Experimental study to assess effects of ballooning and fuel relocation on the coolability of fuel rod bundle

Abstract

For a large break loss-of-coolant accident (LB LOCA) in a pressurized water reactor, the clad temperature increases until the reflood phase. This causes ballooned fuel rods and fuel relocation, thereby reducing the flow passage area of the subchannels and redistributing the flow and heat transfer in the subchannels. The fuel relocation induces augmentation of power and temperature at the ballooned region simultaneously. In this light, research on the coolability of the deformed fuel and fuel relocation is very important for preventing and mitigating severe accidents. In the present study, reflood experiments were performed to investigate the coolability in the ballooned fuel rod geometry and fuel relocation condition under a LB LOCA for a Korean nuclear power plant, APR1400. The coolability experiments were carried out using three kinds of test sections. The first experiments using a 6 × 6 intact rod bundle were performed as a reference case.
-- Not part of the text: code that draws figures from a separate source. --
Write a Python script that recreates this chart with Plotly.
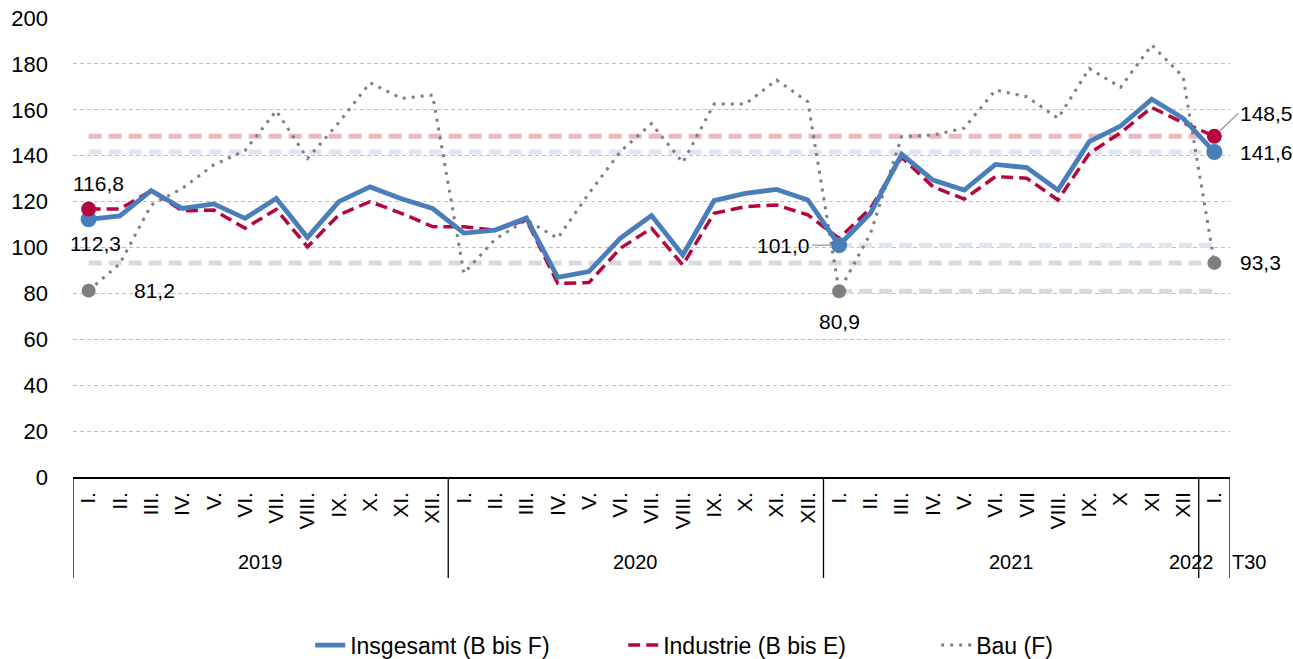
import plotly.graph_objects as go

years_groups = ["2019", "2020", "2021", "2022"]
months_2019 = ["I.", "II.", "III.", "IV.", "V.", "VI.", "VII.", "VIII.", "IX.", "X.", "XI.", "XII."]
months_2020 = ["I.", "II.", "III.", "IV.", "V.", "VI.", "VII.", "VIII.", "IX.", "X.", "XI.", "XII."]
months_2021 = ["I.", "II.", "III.", "IV.", "V.", "VI.", "VII", "VIII.", "IX.", "X", "XI", "XII"]
months_2022 = ["I."]
extra_label = "T30"

insgesamt = [112.3, 113.8, 124.8, 117.0, 119.0, 112.7, 121.4, 104.4, 120.0, 126.4, 121.2, 117.0,
             106.3, 107.6, 112.8, 87.0, 89.5, 104.0, 113.9, 96.7, 120.4, 123.6, 125.3, 120.7,
             101.0, 114.9, 140.6, 129.4, 125.0, 136.2, 134.8, 125.0, 146.1, 152.9, 164.6, 156.3,
             141.6]
industrie = [116.8, 116.8, 124.7, 116.0, 116.3, 108.4, 116.6, 100.3, 114.2, 120.0, 114.9, 109.1,
             109.0, 107.6, 112.0, 84.4, 84.7, 99.6, 108.4, 92.4, 114.9, 117.8, 118.5, 114.2,
             104.0, 117.0, 139.3, 126.5, 121.1, 130.9, 130.2, 120.7, 141.0, 150.0, 161.0, 154.4,
             148.5]
bau = [81.2, 93.0, 118.5, 125.8, 136.0, 142.2, 159.6, 138.8, 154.4, 171.8, 165.0, 166.4,
       88.8, 103.6, 112.0, 104.0, 123.6, 141.7, 154.0, 137.0, 162.5, 162.5, 173.0, 163.5,
       80.9, 106.0, 148.3, 149.0, 152.0, 168.6, 165.7, 156.3, 178.0, 169.8, 188.2, 174.4,
       93.3]

names = ["Insgesamt (B bis F)", "Industrie (B bis E)", "Bau (F)"]
y_ticks = [0, 20, 40, 60, 80, 100, 120, 140, 160, 180, 200]

BLUE = "#4a7ebb"
RED = "#b5073f"
GRAY = "#7f7f7f"
FONT = "Liberation Sans"

month_groups = [months_2019, months_2020, months_2021, months_2022]
x_month = [mm for m in month_groups for mm in m]
n = len(x_month)
x_idx = list(range(n))
first_2021 = len(months_2019) + len(months_2020)
last = n - 1

fig = go.Figure()


def ref_line(value, start, color):
    idx = x_idx[start:]
    fig.add_trace(go.Scatter(x=idx, y=[value] * len(idx), mode="lines",
                             line=dict(color=color, width=5, dash="13px,7px"),
                             showlegend=False, hoverinfo="skip"))


ref_line(industrie[-1], 0, "#e8b9bd")
ref_line(insgesamt[-1], 0, "#dde6f3")
ref_line(bau[-1], 0, "#dadada")
ref_line(insgesamt[first_2021], first_2021, "#dde6f3")
ref_line(bau[first_2021], first_2021, "#dadada")

fig.add_trace(go.Scatter(x=x_idx, y=bau, mode="lines", name=names[2],
                         line=dict(color=GRAY, width=3, dash="3px,6px")))
fig.add_trace(go.Scatter(x=x_idx, y=industrie, mode="lines", name=names[1],
                         line=dict(color=RED, width=3.5, dash="12px,6px")))
fig.add_trace(go.Scatter(x=x_idx, y=insgesamt, mode="lines", name=names[0],
                         line=dict(color=BLUE, width=4.8)))


def markers(series, idx, color, size=15):
    fig.add_trace(go.Scatter(x=idx, y=[series[i] for i in idx], mode="markers",
                             marker=dict(color=color, size=size), showlegend=False,
                             hoverinfo="skip"))


markers(bau, [0, first_2021, last], GRAY, 14)
markers(insgesamt, [0, first_2021, last], BLUE, 16)
markers(industrie, [0, last], RED, 15)


def fmt(v):
    return f"{v:.1f}".replace(".", ",")


ann_font = dict(family=FONT, size=21, color="#000000")
annots = [
    (0, industrie[0], 10, -25, "center"),
    (0, insgesamt[0], 7, 24, "center"),
    (0, bau[0], 66, 0, "center"),
    (first_2021, bau[first_2021], 0, 30, "center"),
    (last, bau[last], 24, 0, "left"),
    (last, insgesamt[last], 24, 0, "left"),
]
for xi, v, dx, dy, anchor in annots:
    fig.add_annotation(x=xi, y=v, xref="x", yref="y", text=fmt(v), showarrow=False,
                       xshift=dx, yshift=-dy, xanchor=anchor, font=ann_font)

fig.add_annotation(x=first_2021, y=insgesamt[first_2021], xref="x", yref="y",
                   text=fmt(insgesamt[first_2021]), showarrow=True, arrowhead=0,
                   arrowwidth=1.5, arrowcolor="#a6a6a6", ax=-27, ay=0,
                   xanchor="right", standoff=8, font=ann_font)
fig.add_annotation(x=last, y=industrie[last], xref="x", yref="y",
                   text=fmt(industrie[last]), showarrow=True, arrowhead=0,
                   arrowwidth=1.5, arrowcolor="#a6a6a6", ax=24, ay=-23,
                   xanchor="left", standoff=8, font=ann_font)

# group dividers and year labels below the month labels
div_bottom = -0.22
start = 0
bounds = [-0.5]
for gi, (yr, m) in enumerate(zip(years_groups, month_groups)):
    end = start + len(m)
    bounds.append(end - 0.5)
    narrow = len(m) == 1
    fig.add_annotation(x=(start + end - 1) / 2, y=-0.185, xref="x", yref="paper", text=yr,
                       showarrow=False, yanchor="middle", xshift=-23 if narrow else 0,
                       font=dict(family=FONT, size=20, color="#000000"))
    start = end
for b in bounds:
    fig.add_shape(type="line", xref="x", yref="paper", x0=b, x1=b, y0=0, y1=div_bottom,
                  line=dict(color="#000000", width=1.3))

fig.add_annotation(x=1, y=-0.185, xref="paper", yref="paper", text=extra_label,
                   showarrow=False, xanchor="left", yanchor="middle", xshift=0,
                   font=dict(family=FONT, size=20, color="#000000"))

fig.update_layout(
    width=1293, height=659,
    margin=dict(l=73, r=63, t=18, b=182),
    paper_bgcolor="white", plot_bgcolor="white",
    font=dict(family=FONT, size=20, color="#000000"),
    legend=dict(orientation="h", x=0.205, xanchor="left", xref="paper",
                yref="container", y=0.021, yanchor="middle",
                font=dict(family=FONT, size=23), traceorder="reversed",
                entrywidth=268),
    showlegend=True,
)
fig.update_yaxes(range=[0, 200], tickvals=y_ticks, showgrid=True, gridcolor="#bfbfbf",
                 gridwidth=1, griddash="4px,3px", zeroline=False, showline=False,
                 ticklabelstandoff=24, ticklabeloverflow="allow",
                 tickfont=dict(family=FONT, size=22), automargin=False)
fig.update_xaxes(range=[-0.5, n - 0.5], tickvals=x_idx, ticktext=x_month, showline=True,
                 linecolor="#000000", linewidth=1.5, showgrid=False, zeroline=False,
                 tickangle=-90, ticks="", ticklabelstandoff=5,
                 tickfont=dict(family=FONT, size=21), automargin=False)

fig.write_html("out.html", config={"displayModeBar": False},
               post_script="document.body.style.margin='0';document.body.style.overflow='hidden';")
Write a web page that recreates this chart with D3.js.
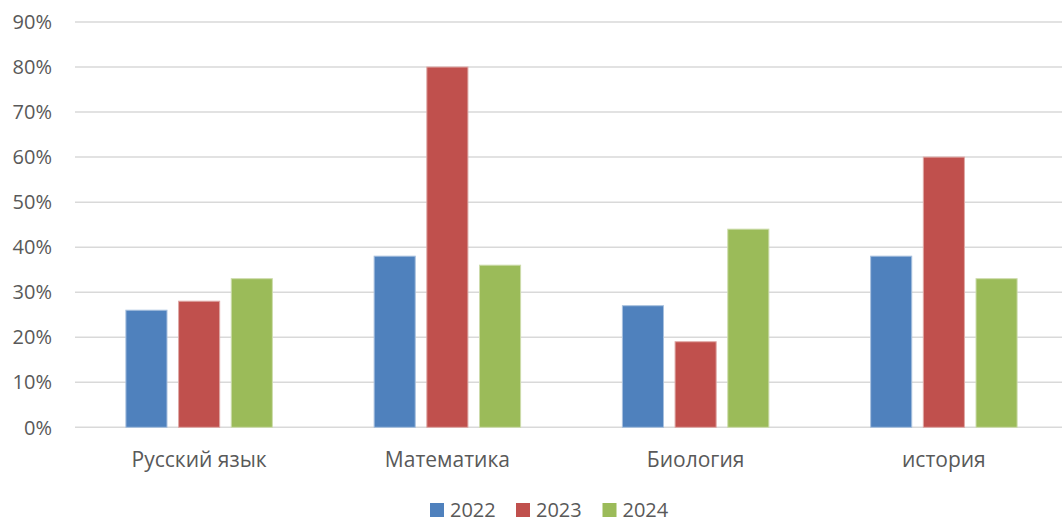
<!DOCTYPE html>
<html lang="ru">
<head>
  <meta charset="UTF-8" />
  <title>Результаты по предметам</title>
  <script src="https://d3js.org/d3.v7.min.js"></script>
  <style>
    html, body { margin: 0; background: #fff; }
    svg { display: block; font-family: "Open Sans", sans-serif; }
    .grid line { stroke: #d9d9d9; stroke-width: 1.5px; }
    .tick-label, .legend text { fill: #595959; font-size: 20px; }
    .cat-label { fill: #595959; font-size: 21px; }
    .bar { stroke-width: 1px; }
  </style>
</head>
<body>
  <svg id="chart"></svg>

  <script>
    // data
    const subjects = ['Русский язык', 'Математика', 'Биология', 'история'];
    const years = ['2022', '2023', '2024'];
    const values2022 = [26, 38, 27, 38];
    const values2023 = [28, 80, 19, 60];
    const values2024 = [33, 36, 44, 33];
    const yTicks = [0, 10, 20, 30, 40, 50, 60, 70, 80, 90];
    const colors = ['#4f81bd', '#c0504d', '#9bbb59'];
    const borders = ['#a7c0de', '#dfa8a6', '#cddcac'];

    const series = [values2022, values2023, values2024];

    const W = 1062, H = 522;
    const plotLeft = 75, plotRight = 1068, plotTop = 22, plotBottom = 427.3;

    const svg = d3.select('#chart').attr('width', W).attr('height', H);

    const y = d3.scaleLinear().domain([0, 90]).range([plotBottom, plotTop]);
    const x0 = d3.scaleBand().domain(subjects).range([plotLeft, plotRight])
      .paddingInner(0.41).paddingOuter(0.205);
    const x1 = d3.scaleBand().domain(years).range([0, x0.bandwidth()])
      .paddingInner(0.22).paddingOuter(0);

    // gridlines
    svg.append('g').attr('class', 'grid')
      .selectAll('line')
      .data(yTicks)
      .enter().append('line')
        .attr('x1', plotLeft).attr('x2', plotRight)
        .attr('y1', d => y(d)).attr('y2', d => y(d));

    // y tick labels
    svg.append('g')
      .selectAll('text')
      .data(yTicks)
      .enter().append('text')
        .attr('class', 'tick-label')
        .attr('x', 52)
        .attr('y', d => y(d))
        .attr('dy', '0.36em')
        .attr('text-anchor', 'end')
        .text(d => d + '%');

    // bars
    const groups = svg.append('g')
      .selectAll('g')
      .data(subjects)
      .enter().append('g')
        .attr('transform', d => `translate(${x0(d)},0)`);

    groups.selectAll('rect')
      .data((d, i) => years.map((yr, k) => ({ yr, k, v: series[k][i] })))
      .enter().append('rect')
        .attr('class', 'bar')
        .attr('x', d => x1(d.yr))
        .attr('width', x1.bandwidth())
        .attr('y', d => y(d.v))
        .attr('height', d => plotBottom - y(d.v))
        .attr('fill', d => colors[d.k])
        .attr('stroke', d => borders[d.k]);

    // category labels
    svg.append('g')
      .selectAll('text')
      .data(subjects)
      .enter().append('text')
        .attr('class', 'cat-label')
        .attr('x', d => x0(d) + x0.bandwidth() / 2)
        .attr('y', 467)
        .attr('text-anchor', 'middle')
        .text(d => d);

    // legend
    const legendX = [430, 516, 602.5];
    const legend = svg.append('g').attr('class', 'legend')
      .selectAll('g')
      .data(years)
      .enter().append('g')
        .attr('transform', (d, i) => `translate(${legendX[i]},503)`);
    legend.append('rect')
      .attr('width', 14).attr('height', 14)
      .attr('fill', (d, i) => colors[i]);
    legend.append('text')
      .attr('x', 20).attr('y', 7).attr('dy', '0.36em')
      .text(d => d);
  </script>
</body>
</html>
The second experiments simulated the deformed fuel using a 5 × 5 ballooned rod bundle. The last experiments were performed using another ballooned 5 × 5 rod bundle with a local power increase to simulate fuel relocation. The reflood phenomena were scrutinized for these three rod bundles. While there were not substantial differences in the peak cladding temperature between the intact and ballooned cases, the fuel relocated bundle showed high peak cladding temperatures.